Omgevingsgeluiden en prikkels op de Spoedeisende Hulp
De Spoedeisende Hulp (SEH) in het Jeroen Bosch Ziekenhuis kan bij piekmomenten een zeer hectische afdeling zijn. Dit wordt onder andere veroorzaakt door de wisselende en soms onvoorspelbare stroom van patiënten die binnenkomen via ambulance of eigen vervoer. Er worden in een korte tijd belangrijke beslissingen gemaakt, er moet snel gehandeld worden en er bestaat soms een hoge werkdruk. Om al deze patiënten van de juiste zorg te voorzien hebben we op de SEH veel verschillende werknemers, waaronder dokters, verpleegkundigen, secretaresses, schoonmakers en laboranten. Daarnaast is er een hoeveelheid aan ondersteunde apparatuur, zoals monitoring, buizenpost en printers om artsen en verpleegkundigen te ondersteunen bij hun taken.
Geluidshinder voor medewerkers
Tijdens het werk viel het werknemers van de SEH in het Jeroen Bosch Ziekenhuis op dat zij hinder ervaren van de geluiden die op de werkplek worden geproduceerd. Het is bekend dat omgevingsgeluiden en prikkels stress en irritatie kunnen veroorzaken. Dit kan leiden tot lichamelijke klachten en kan een negatieve invloed hebben op het welbevinden, de werkprestaties en werkcapaciteit van het personeel. Om hier verbetering in aan te kunnen brengen is er in het Jeroen Bosch Ziekenhuis een werkgroep samengesteld met een afvaardiging van de verschillende werknemers van de SEH om te kijken naar mogelijkheden ter verbetering van de gezamenlijke centrale flex-werkplek.

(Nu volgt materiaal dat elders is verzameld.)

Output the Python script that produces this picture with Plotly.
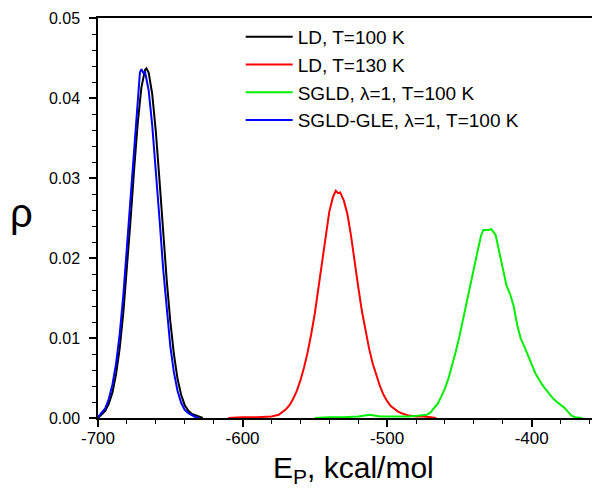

Na een brainstormsessie is besloten om diverse aspecten te onderzoeken en zo nodig door middel van maatregelen te verbeteren.
Tijd om te onderzoeken
Er is gestart met een wetenschappelijk onderzoek waarbij twee verschillende aspecten zijn onderzocht: de geluidsomgeving uitgedrukt in cijfers en getallen én de beleving van geluid door werknemers gedurende hun werkzaamheden. Door samen te werken met de Technische Universiteit van Eindhoven (TU/e) is het mogelijk geweest om de ruimte akoestiek en geluidsniveaus gedurende de piekuren op de SEH in kaart te brengen.
Het tweede aspect omvat een vragenlijst welke aan alle vaste medewerkers van de SEH is voorgelegd, waarin diverse onderdelen werden uitgevraagd met betrekking tot werkdruk, stress, lichamelijke klachten en omgang met geluidsprikkels.
Op basis van dit onderzoek is besloten om op drie gebieden interventies te doen:
- Gedrag
- Materiaal
- Indeling en logistiek
Het verbeteren van de geluidsomgeving
Voor de gedragsinterventie is er een traject opgestart samen met Judith van Veen (Heart2Hear) en Cees van Wezel (Ecophon). Er is een workshop georganiseerd voor al het personeel die gericht is op bewustwording van geluidsprikkels geproduceerd door het personeel zelf en wat het effect is van geluid in het algemeen op het welbevinden van personeel. In de teamvergaderingen die daarop volgden, zijn er gezamenlijk nieuwe werkafspraken gemaakt om de geluidsomgeving te verbeteren. Zo zijn er afspraken gemaakt om stillere ruimtes te creëren om te werken en waar er ruimte is voor sociale interactie. Wat betreft de aanpassingen van prikkels door materialen is er besloten de buizenpost en printers te verplaatsen naar een ruimte elders. De instellingen van de patiëntenmonitor en bijbehorende alarmen, welke in de centrale ruimte gepositioneerd is, zijn gewijzigd. Voor de aanpassing van de indeling en logistiek loopt er op dit moment een pilot met akoestische materialen (Buzzispace) voor de herindeling van de SEH. Hiermee zijn er duidelijkere functies en compartimenten aangebracht in de ruimte.
Oplossing voor langer termijn
Na de verschillende interventies zijn er wederom geluidsniveaus gemeten en vragenlijsten afgenomen. Om effecten op langere termijn in kaart te brengen worden dezelfde metingen na zes maanden nogmaals herhaald. We hopen door middel van deze omgevingsverbeteringen de mate van irritatie, concentratieverlies en vermoeidheid door geluidsprikkels te verlagen. Hierdoor draagt dit onderzoek bij aan duurzamere inzetbaarheid van het personeel werkzaam op de SEH. Daarnaast willen we bekijken of onze bevindingen in de toekomst toepasbaar zijn op andere afdelingen binnen het ziekenhuis of op de SEH van ziekenhuizen elders.